- Poster
- Directed by: Eric Swinderman
- Written by: Eric Swinderman Carmen DeFranco
- Starring: Breckin Meyer Emily Kinney Giselle Eisenberg
- Release date: April 6, 2021;
- Running time: 102 minutes
- Country: United States
- Language: English

= The Enormity of Life =

The Enormity of Life (formerly titled Anhedonia) is a 2021 American comedy film written by Eric Swinderman and Carmen DeFranco, directed by Swinderman and starring Breckin Meyer, Emily Kinney and Giselle Eisenberg.

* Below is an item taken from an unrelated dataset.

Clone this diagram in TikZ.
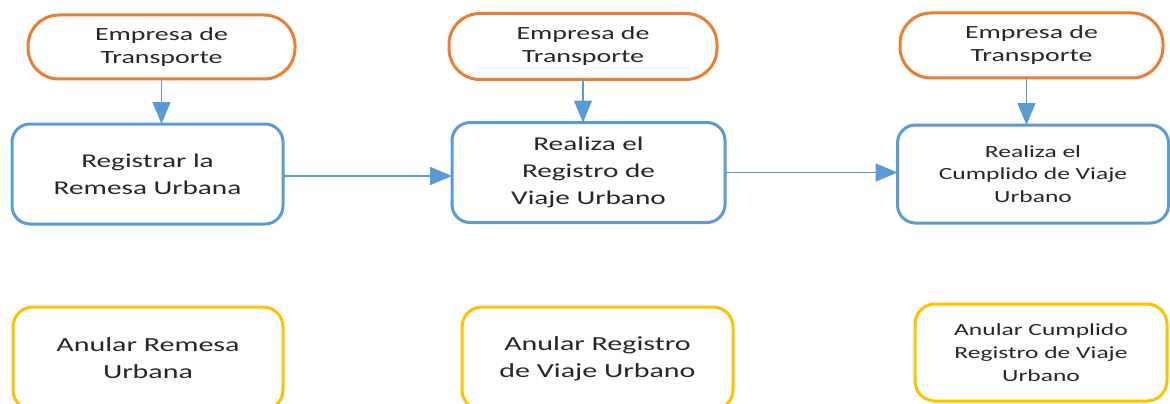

It is Swinderman’s feature directorial debut.

==Cast==
- Breckin Meyer as Casey
- Emily Kinney as Jess
- Giselle Eisenberg as Jules

==Production==
The film was shot in Cleveland, Middleburg Heights, Ohio, Lakewood, Ohio, Elyria, Ohio, Beachwood, Ohio, Lorain, Ohio, Medina, Ohio, Rocky River, Ohio, North Royalton, Ohio and New Philadelphia, Ohio. A scene was also shot in Tuscora Park. Filming wrapped in May 2018.

==Release==
The film was released on Apple TV on April 6, 2021. The film was also released at the Paris Arts and Movie Awards (PAMA) Film Festival in September 2021. Then it was released on Blu-ray and digital platforms on August 9, 2022.

==Reception==
Lorry Kikta of Film Threat scored the film a 6.5 out of 10.

Clement Goh of CGMagazine also scored the film a 6.5.